Le site d'investigation "Disclose" a rapporté dimanche que la France fournissait des informations de renseignement aux autorités égyptiennes, que Le Caire utilisait pour cibler des passeurs à la frontière égypto-libyenne, et non des djihadistes, contrairement à ce qui avait été convenu entre les deux pays, citant des "documents secrets de défense" qui montrent le détournement de l'objectif de la mission française.
Selon Disclose, la mission de renseignement française « Cirly », qui a débuté en février 2016, pour aider l'Égypte dans la lutte contre le terrorisme, a été déjouée par « l'État égyptien, qui utilise les informations qu'il a recueillies pour lancer des frappes aériennes sur des individus qu'il soupçonne être des contrebandiers."
Selon Disclose, la mission (...) était de surveiller le Sahara occidental pour repérer les menaces terroristes potentielles en provenance de Libye à l'aide d'un avion léger de surveillance et de reconnaissance loué par la Direction du renseignement militaire français à l'Egypte.
Le site d'investigation poursuit : « Théoriquement, les données recueillies devraient être examinées et comparées, afin d'évaluer la réalité de la menace et l'identité des suspects. Cependant, les membres de l'équipe (française) se sont vite rendu compte que les renseignements fournis aux Égyptiens étaient utilisés pour tuer des civils soupçonnés de contrebande."
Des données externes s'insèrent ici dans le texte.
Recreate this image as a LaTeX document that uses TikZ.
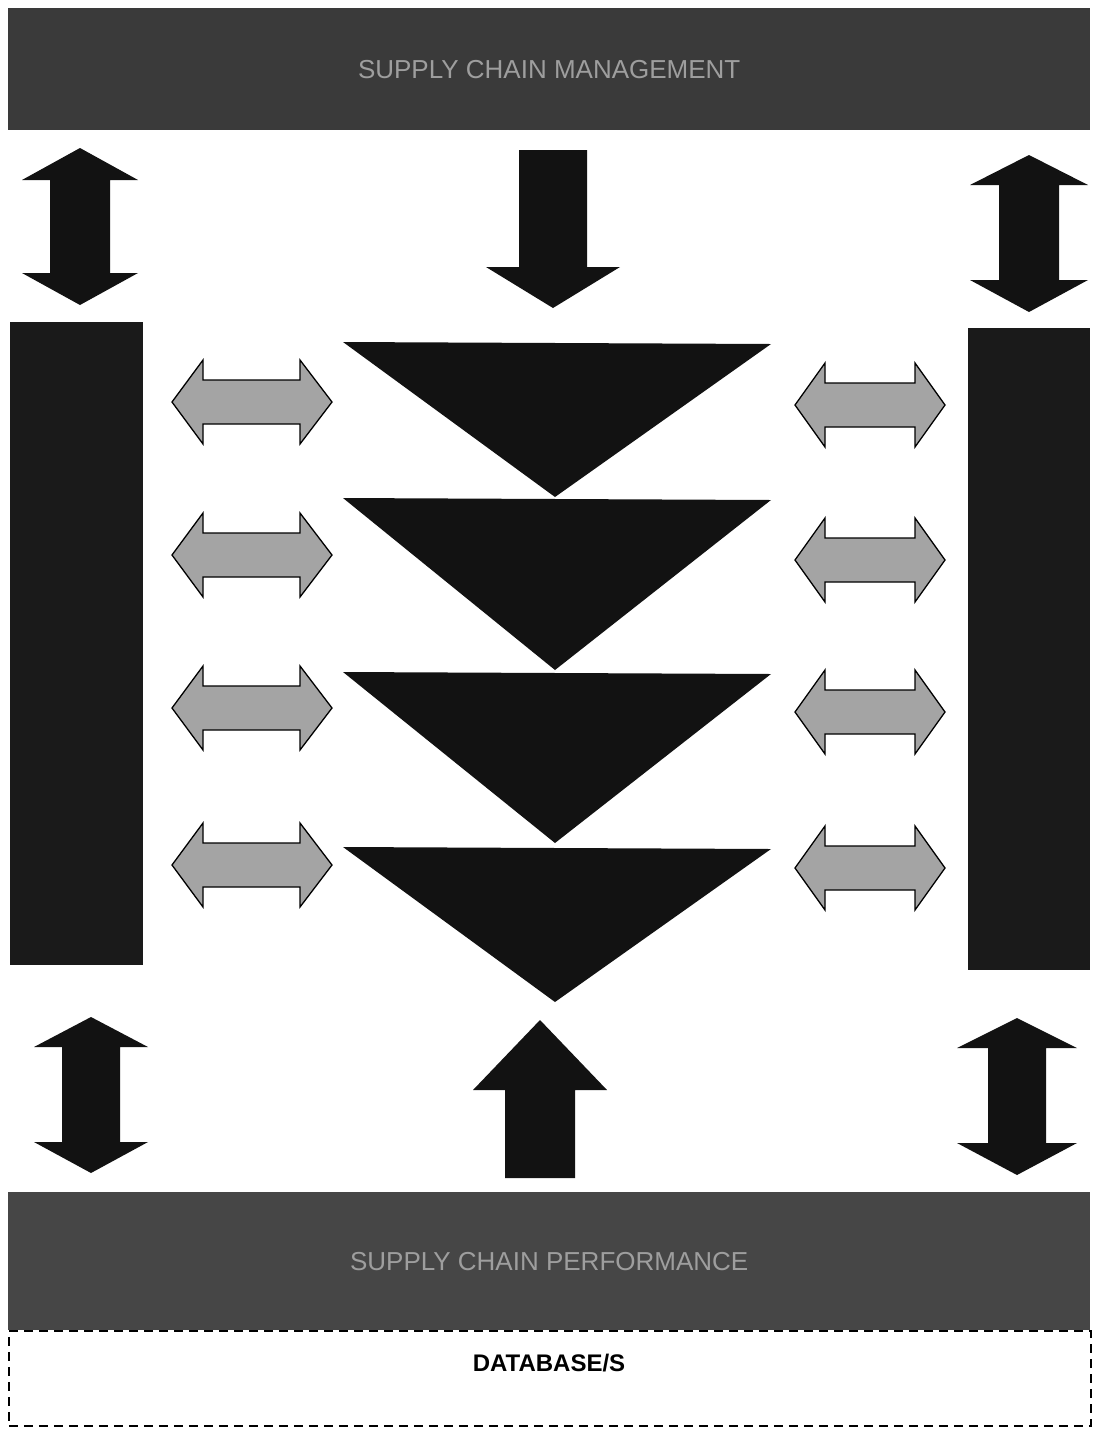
\documentclass[tikz,border=0pt]{standalone}
\usepackage{fontspec}
\setmainfont{Liberation Sans}
\definecolor{barA}{HTML}{3A3A3A}
\definecolor{barB}{HTML}{464646}
\definecolor{sidebar}{HTML}{1A1A1A}
\definecolor{blk}{HTML}{121212}
\definecolor{greyarrow}{HTML}{A4A4A4}
\definecolor{bartext}{HTML}{9E9E9E}
% vertical double arrow: cx, toptip, topbase, botbase, bottip, headhalf, shafthalf
\newcommand{\VDblArrow}[7]{%
  \fill[blk] (#1,#2) -- ({#1+#6},#3) -- ({#1+#7},#3) -- ({#1+#7},#4) -- ({#1+#6},#4)
    -- (#1,#5) -- ({#1-#6},#4) -- ({#1-#7},#4) -- ({#1-#7},#3) -- ({#1-#6},#3) -- cycle;}
% horizontal double arrow: cy, lefttip, leftbase, rightbase, righttip, headhalf, shafthalf
\newcommand{\HDblArrow}[7]{%
  \draw[greyarrowstyle] (#2,#1) -- (#3,{#1-#6}) -- (#3,{#1-#7}) -- (#4,{#1-#7}) -- (#4,{#1-#6})
    -- (#5,#1) -- (#4,{#1+#6}) -- (#4,{#1+#7}) -- (#3,{#1+#7}) -- (#3,{#1+#6}) -- cycle;}
% single vertical arrow: cx, tail y, head base y, tip y, headhalf, shafthalf
\newcommand{\VSglArrow}[6]{%
  \fill[blk] ({#1-#6},#2) -- ({#1+#6},#2) -- ({#1+#6},#3) -- ({#1+#5},#3) -- (#1,#4)
    -- ({#1-#5},#3) -- ({#1-#6},#3) -- cycle;}
\tikzset{
  greyarrowstyle/.style={fill=greyarrow, draw=black, line width=1.3pt, line join=miter},
  hbar/.style={draw=none, fill=barA, minimum width=1082pt, inner sep=0pt, anchor=north west,
     text=bartext, font=\fontsize{26}{30}\selectfont},
  vbar/.style={draw=none, fill=sidebar, inner sep=0pt, anchor=north west},
  tri/.style={fill=blk},
}
\begin{document}
\begin{tikzpicture}[x=1pt,y=-1pt]
\useasboundingbox (0,0) rectangle (1098,1436);
\fill[white] (0,0) rectangle (1098,1436);
% bars
\node[hbar, minimum height=122pt] (scm) at (8,8) {SUPPLY CHAIN MANAGEMENT};
\node[vbar, minimum width=133pt, minimum height=643pt] (lbar) at (10,322) {};
\node[vbar, minimum width=122pt, minimum height=642pt] (rbar) at (968,328) {};
\node[hbar, fill=barB, minimum height=138pt] (scp) at (8,1192) {SUPPLY CHAIN PERFORMANCE};
\node[draw=black, dash pattern=on 9pt off 6pt, line width=1.5pt, minimum width=1082pt,
      minimum height=95pt, inner sep=0pt, anchor=north west] (db) at (8,1330) {};
\node[font=\bfseries\fontsize{24}{27}\selectfont, text=black] (dbt) at (549,1363) {DATABASE/S};
% top arrows
\VDblArrow{80}{148}{180}{273}{305}{58}{30}
\VDblArrow{1029}{155}{185}{280}{312}{59}{30}
\VSglArrow{553}{150}{267}{308}{67}{34}
% bottom arrows
\VDblArrow{91}{1017}{1047}{1142}{1173}{57}{29}
\VDblArrow{1017}{1018}{1048}{1143}{1175}{60}{29}
\VSglArrow{540}{1178}{1090}{1020}{67}{35}
% triangles
\fill[tri] (343,342) -- (771,344) -- (555,497) -- cycle;
\fill[tri] (343,498) -- (771,500) -- (555,670) -- cycle;
\fill[tri] (343,672) -- (771,674) -- (555,843) -- cycle;
\fill[tri] (343,847) -- (771,849) -- (555,1002) -- cycle;
% grey double arrows left
\HDblArrow{402}{172}{203}{300}{332}{42}{22}
\HDblArrow{555}{172}{203}{300}{332}{42}{22}
\HDblArrow{708}{172}{203}{300}{332}{42}{22}
\HDblArrow{865}{172}{203}{300}{332}{42}{22}
% grey double arrows right
\HDblArrow{405}{795}{825}{915}{945}{42}{22}
\HDblArrow{560}{795}{825}{915}{945}{42}{22}
\HDblArrow{712}{795}{825}{915}{945}{42}{22}
\HDblArrow{868}{795}{825}{915}{945}{42}{22}
\end{tikzpicture}
\end{document}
Le site Internet a affirmé avoir obtenu des documents indiquant que « les forces françaises ont été impliquées dans au moins 19 opérations de bombardement contre des civils entre 2016 et 2018 ».
La Direction du renseignement militaire et celle de l'armée de l'air ont exprimé leur préoccupation face aux abus dans un mémorandum adressé à la présidence française le 23 novembre 2017.
Une autre note datée du 22 janvier 2019 adressée à la ministre française de la Défense Florence Parly avant une visite officielle en Egypte avec le président français Emmanuel Macron, mentionnait l'existence de « cas confirmés de destruction de cibles découvertes » par l'avion français. Dans la note il était indiqué : « Il est important de rappeler au partenaire que l'avion de surveillance de reconnaissance légère n'est pas un outil de ciblage."
Malgré cela, Disclose insiste sur le fait qu'aucun rappel de la mission n'a été adressée à la partie égyptienne. Il affirme également que "l'armée française est toujours déployée dans le désert égyptien".
Le ministère français de la Défense a indiqué dimanche soir 21 novembre 2021 à l'AFP que "l'Egypte est un partenaire de la France - comme c'est le cas avec de nombreux autres pays - nous établissons des relations dans le domaine du renseignement et de la lutte contre le terrorisme... Pour des raisons évidentes de sécurité et d'efficacité, nous ne donnerons pas plus de détails sur la nature des mécanismes de coopération mis en œuvre dans ce domaine ». Il a ajouté cependant que la ministre Florence Parly « avait demandé une enquête sur les informations publiées par Disclose."
L'agence a noté que les ventes d'armes françaises à l'Egypte se sont fortement renforcées avec l'arrivée d'Abdel Fattah al-Sisi au pouvoir en 2014, notamment entre 2014 et 2016 à travers la vente de chasseurs Rafale, d'une frégate, de quatre corvettes et de deux porte-hélicoptères Mistral.